¿Es la salvación por gracia, o es por deuda? ¿Le debe Dios al hombre el proveerle un Salvador? ¿Merecen los hombres toda la ira revelada desde el cielo contra la impiedad? ¿Es justa la sentencia de condenación? ¿Los méritos humanos no pueden servir para la felicidad eterna? ¿Puede el hombre volverse a Dios y dominar sus propios pecados? ¿La ruina del alma por el pecado es parcial o total? ¿Están los hombres muy alejados de la justicia antes de que la gracia divina los renueve? Cuando Cristo vino, ¿qué hizo y sufrió por nosotros? ¿De qué sirve su mediación para los perdidos? ¿Hay misericordia para todos los que se acercan a Dios por medio de Jesucristo? ¿Son las disposiciones del Evangelio adecuadas a las necesidades de los hombres? ¿Es necesaria la salvación? ¿Es infinitamente importante? ¿Es posible?

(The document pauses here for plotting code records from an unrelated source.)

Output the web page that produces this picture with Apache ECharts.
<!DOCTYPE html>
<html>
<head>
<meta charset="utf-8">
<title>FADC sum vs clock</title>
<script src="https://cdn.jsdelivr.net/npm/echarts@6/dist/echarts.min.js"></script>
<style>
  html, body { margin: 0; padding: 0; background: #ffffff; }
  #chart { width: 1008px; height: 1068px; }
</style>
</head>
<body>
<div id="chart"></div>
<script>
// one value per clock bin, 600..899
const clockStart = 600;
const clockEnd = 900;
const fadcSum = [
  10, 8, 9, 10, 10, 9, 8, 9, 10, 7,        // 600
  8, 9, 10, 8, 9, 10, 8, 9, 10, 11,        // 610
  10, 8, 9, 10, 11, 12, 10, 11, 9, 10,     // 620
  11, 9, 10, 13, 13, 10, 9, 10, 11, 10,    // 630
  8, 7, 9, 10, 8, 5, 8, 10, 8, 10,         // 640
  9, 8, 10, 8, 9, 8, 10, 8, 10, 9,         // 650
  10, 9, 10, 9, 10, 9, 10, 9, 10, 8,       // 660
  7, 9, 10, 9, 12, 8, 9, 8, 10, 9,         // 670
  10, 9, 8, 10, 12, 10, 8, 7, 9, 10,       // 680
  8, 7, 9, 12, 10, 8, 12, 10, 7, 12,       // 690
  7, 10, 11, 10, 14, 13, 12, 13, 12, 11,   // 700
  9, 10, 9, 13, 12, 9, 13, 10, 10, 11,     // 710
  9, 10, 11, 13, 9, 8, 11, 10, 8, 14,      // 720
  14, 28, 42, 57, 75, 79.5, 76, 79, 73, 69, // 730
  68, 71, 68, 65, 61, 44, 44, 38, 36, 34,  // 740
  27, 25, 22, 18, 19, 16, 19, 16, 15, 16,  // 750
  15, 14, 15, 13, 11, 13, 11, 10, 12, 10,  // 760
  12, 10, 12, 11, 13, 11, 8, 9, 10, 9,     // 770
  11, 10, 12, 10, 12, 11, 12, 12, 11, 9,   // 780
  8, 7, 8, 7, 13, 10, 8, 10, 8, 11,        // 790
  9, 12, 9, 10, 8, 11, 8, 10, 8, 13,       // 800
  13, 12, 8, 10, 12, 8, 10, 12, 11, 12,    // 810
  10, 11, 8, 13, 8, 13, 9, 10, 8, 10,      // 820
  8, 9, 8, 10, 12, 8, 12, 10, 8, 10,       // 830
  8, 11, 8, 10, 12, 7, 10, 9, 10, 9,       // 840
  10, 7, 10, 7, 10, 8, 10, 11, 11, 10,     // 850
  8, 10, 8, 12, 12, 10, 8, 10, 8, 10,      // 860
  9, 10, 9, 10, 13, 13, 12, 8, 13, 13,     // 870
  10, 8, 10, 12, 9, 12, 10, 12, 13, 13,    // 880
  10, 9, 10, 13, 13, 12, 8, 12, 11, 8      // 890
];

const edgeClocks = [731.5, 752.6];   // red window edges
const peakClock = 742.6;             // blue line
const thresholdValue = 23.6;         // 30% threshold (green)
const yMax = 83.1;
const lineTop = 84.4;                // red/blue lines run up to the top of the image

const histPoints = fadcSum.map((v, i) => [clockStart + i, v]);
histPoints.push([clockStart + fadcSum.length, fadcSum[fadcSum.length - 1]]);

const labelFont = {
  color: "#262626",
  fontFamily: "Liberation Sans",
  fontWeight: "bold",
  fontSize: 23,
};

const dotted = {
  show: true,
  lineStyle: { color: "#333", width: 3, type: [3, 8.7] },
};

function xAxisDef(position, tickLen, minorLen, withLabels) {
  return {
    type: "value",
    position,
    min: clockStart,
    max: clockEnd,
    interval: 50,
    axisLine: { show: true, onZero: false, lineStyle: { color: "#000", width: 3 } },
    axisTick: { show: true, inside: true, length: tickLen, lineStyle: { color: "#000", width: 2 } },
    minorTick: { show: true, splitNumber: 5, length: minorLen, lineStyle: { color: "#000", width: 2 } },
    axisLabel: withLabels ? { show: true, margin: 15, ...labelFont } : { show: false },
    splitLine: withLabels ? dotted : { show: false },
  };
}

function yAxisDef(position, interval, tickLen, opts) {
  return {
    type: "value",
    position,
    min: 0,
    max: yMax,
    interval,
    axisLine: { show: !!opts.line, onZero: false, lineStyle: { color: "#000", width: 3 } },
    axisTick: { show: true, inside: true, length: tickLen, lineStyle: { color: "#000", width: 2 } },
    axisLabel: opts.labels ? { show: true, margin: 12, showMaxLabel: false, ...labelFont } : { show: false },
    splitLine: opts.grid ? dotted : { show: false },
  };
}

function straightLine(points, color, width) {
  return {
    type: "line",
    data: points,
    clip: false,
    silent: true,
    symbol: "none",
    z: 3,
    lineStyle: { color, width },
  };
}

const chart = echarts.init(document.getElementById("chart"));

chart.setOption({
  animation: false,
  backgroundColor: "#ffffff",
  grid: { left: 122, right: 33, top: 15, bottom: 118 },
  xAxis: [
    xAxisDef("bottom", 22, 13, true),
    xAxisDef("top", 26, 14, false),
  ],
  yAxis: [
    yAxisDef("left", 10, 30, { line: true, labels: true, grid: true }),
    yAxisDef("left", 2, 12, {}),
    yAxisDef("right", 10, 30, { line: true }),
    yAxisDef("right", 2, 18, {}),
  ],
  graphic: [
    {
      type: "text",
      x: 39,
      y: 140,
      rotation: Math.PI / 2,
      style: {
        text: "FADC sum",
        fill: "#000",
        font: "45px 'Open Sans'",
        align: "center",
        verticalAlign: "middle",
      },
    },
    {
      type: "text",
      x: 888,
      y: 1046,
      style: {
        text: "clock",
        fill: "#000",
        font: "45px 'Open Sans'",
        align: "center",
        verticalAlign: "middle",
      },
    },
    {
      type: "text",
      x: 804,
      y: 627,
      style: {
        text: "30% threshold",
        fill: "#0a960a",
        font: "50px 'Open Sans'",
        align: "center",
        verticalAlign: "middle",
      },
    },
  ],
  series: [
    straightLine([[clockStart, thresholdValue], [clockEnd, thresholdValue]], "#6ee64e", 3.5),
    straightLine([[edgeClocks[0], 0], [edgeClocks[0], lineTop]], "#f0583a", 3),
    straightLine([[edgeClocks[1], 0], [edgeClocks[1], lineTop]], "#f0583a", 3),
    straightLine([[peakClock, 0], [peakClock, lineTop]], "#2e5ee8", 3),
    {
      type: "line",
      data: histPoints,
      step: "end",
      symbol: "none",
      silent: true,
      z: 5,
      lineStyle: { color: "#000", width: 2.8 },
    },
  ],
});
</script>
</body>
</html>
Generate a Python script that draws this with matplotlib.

Estas y otras muchas cuestiones similares son objeto de continuo debate. De hecho, son temas que merecen la más profunda y solemne indagación. Son de interés primordial y universal. Aquel que no busque la verdad en estas cuestiones, debe ser declarado culpable de imprudencia criminal. Independientemente de lo que pueda reclamar su atención, aquí hay asuntos de importancia aún mayor. Estas cosas pertenecen al bienestar del hombre y al honor de Dios. Se aferran a la eternidad. Ningún hombre ha entregado su mente con demasiada franqueza, con excesivo amor a la verdad, o con excesiva seriedad a la investigación de las Escrituras, en temas de tan vasto significado.
No hay que negar que existen dificultades en el camino de todo investigador. Los prejuicios de los hombres son fuertes y sus pasiones violentas. Estos obstaculizan poderosamente nuestra recepción de la verdad. El mundo también está lleno de errores. Los hombres aman más las tinieblas que la luz. Los amigos de la sana doctrina suelen ser tímidos y poco resistentes. Los propagadores de las nociones falsas son vivaces y confiados. Es fácil abrazar el error. Conocer el camino correcto exige paciencia, indagación, humildad. Las grandes cosas de Dios no deben ser aprendidas por quienes frenan la oración. Cuán pocos hombres se encuentran clamando: "¡Abre mis ojos, para que vea las maravillas de tu ley!".